__DATA SECTION__.
=-=-=-=-=

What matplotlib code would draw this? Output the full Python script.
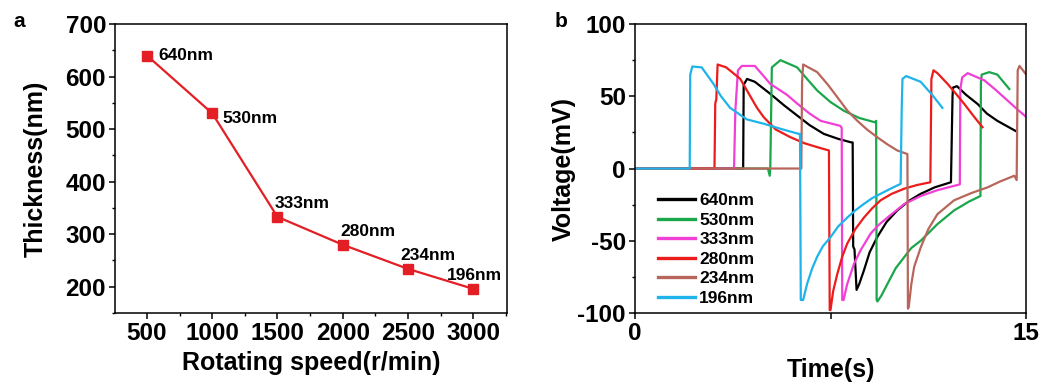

=-=-=-=-=

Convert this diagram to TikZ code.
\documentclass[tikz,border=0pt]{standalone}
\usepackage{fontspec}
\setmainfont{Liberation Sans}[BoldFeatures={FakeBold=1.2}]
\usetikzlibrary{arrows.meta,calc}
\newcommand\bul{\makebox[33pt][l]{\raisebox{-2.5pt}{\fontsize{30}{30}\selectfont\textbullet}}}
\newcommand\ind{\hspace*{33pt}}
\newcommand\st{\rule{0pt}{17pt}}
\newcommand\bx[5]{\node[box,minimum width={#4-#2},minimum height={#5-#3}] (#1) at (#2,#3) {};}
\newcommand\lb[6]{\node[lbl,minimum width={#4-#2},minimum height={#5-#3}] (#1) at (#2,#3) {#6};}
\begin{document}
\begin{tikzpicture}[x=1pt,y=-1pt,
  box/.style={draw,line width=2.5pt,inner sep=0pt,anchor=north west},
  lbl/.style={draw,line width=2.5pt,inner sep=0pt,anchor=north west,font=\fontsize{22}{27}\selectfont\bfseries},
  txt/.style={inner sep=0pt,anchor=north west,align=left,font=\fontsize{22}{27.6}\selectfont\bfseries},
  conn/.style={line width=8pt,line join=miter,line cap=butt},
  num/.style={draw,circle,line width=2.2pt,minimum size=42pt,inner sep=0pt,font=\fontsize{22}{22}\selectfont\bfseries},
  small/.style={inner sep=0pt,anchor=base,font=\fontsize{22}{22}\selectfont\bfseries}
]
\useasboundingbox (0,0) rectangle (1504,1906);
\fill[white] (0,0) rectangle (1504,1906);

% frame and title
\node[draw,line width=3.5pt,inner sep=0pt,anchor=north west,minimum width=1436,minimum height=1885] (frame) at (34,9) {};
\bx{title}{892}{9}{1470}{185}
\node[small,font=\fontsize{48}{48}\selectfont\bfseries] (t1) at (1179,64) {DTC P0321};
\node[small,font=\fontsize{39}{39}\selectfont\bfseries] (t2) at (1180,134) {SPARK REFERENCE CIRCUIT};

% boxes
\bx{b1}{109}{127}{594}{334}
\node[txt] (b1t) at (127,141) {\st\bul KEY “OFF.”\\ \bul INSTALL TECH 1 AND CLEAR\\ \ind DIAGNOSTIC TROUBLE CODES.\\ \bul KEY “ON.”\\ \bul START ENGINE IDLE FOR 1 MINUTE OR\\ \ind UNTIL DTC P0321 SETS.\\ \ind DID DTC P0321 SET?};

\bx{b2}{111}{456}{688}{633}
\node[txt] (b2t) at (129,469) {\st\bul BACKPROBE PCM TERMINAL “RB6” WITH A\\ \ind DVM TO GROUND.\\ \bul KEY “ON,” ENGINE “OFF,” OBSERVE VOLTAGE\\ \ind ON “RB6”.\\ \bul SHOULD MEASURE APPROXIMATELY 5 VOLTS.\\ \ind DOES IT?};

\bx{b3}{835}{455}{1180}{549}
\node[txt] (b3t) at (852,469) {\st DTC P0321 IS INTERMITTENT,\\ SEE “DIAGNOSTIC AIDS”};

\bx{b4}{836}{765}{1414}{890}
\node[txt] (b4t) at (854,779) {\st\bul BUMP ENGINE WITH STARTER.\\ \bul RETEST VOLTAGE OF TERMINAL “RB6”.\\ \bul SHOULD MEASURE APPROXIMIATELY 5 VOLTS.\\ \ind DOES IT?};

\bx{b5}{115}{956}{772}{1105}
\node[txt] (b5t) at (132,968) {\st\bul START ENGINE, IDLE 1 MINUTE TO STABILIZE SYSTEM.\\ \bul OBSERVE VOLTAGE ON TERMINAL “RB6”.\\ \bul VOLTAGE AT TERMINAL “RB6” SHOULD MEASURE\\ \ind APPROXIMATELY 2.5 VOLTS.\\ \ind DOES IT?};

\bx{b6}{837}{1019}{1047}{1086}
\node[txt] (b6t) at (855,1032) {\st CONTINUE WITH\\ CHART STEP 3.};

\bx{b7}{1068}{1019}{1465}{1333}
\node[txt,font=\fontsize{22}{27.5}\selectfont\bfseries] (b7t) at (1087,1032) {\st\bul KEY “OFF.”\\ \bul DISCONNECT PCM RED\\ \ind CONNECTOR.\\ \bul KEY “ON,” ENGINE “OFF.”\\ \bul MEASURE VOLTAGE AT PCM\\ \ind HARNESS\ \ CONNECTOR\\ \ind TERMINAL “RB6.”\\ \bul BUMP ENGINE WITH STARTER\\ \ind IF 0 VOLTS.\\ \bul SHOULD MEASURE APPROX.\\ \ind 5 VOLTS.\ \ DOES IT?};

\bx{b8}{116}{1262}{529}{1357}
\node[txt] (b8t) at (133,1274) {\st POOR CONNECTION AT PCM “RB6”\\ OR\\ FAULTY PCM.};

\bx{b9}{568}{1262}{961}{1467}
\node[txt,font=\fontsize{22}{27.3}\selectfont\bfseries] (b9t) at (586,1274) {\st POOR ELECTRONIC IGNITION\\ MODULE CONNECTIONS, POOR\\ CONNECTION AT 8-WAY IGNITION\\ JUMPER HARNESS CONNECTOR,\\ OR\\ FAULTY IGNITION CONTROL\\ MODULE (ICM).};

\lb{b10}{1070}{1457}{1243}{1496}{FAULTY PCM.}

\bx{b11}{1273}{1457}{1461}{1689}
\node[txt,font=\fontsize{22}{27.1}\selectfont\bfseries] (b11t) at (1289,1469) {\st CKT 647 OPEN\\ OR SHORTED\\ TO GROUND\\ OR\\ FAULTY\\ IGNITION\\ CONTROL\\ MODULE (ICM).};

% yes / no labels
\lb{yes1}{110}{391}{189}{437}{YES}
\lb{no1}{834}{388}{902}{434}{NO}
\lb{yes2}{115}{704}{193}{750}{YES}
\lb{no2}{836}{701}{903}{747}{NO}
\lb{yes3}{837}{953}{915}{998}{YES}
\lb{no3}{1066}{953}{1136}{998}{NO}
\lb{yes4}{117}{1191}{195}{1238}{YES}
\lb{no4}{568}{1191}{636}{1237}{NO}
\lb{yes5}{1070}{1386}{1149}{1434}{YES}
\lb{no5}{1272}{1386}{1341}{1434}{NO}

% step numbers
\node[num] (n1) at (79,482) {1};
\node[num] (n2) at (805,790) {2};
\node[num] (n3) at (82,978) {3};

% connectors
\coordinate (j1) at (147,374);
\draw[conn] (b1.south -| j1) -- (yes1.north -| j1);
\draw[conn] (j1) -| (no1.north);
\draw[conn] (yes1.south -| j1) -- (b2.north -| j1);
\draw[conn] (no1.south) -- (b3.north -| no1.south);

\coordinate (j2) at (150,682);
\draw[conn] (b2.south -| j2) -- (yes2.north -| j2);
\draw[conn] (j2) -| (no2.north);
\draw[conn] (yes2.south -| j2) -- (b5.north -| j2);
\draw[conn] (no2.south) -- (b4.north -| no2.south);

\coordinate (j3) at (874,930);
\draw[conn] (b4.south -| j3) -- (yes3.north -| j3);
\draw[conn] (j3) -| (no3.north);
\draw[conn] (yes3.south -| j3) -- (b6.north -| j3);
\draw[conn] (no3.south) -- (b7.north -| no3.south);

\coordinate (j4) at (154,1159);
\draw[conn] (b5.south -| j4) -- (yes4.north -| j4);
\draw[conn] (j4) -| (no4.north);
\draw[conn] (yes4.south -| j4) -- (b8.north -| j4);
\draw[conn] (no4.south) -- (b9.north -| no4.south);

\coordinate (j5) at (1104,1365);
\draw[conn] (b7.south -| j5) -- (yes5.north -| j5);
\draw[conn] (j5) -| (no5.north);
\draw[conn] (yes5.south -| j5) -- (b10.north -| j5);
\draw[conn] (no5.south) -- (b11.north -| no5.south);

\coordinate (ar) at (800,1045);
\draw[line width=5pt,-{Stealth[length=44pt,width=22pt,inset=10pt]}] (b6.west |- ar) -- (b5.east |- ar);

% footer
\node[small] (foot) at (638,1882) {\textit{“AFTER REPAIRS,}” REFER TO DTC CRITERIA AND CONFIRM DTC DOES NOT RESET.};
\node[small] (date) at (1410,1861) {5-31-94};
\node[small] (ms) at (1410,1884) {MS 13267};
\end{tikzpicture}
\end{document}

=-=-=-=-=

__INSTRUCTIONS TO FOLLOW__. Copy all lines from the material that include "this".

__TASK ANSWER__.
What matplotlib code would draw this? Output the full Python script.
Convert this diagram to TikZ code.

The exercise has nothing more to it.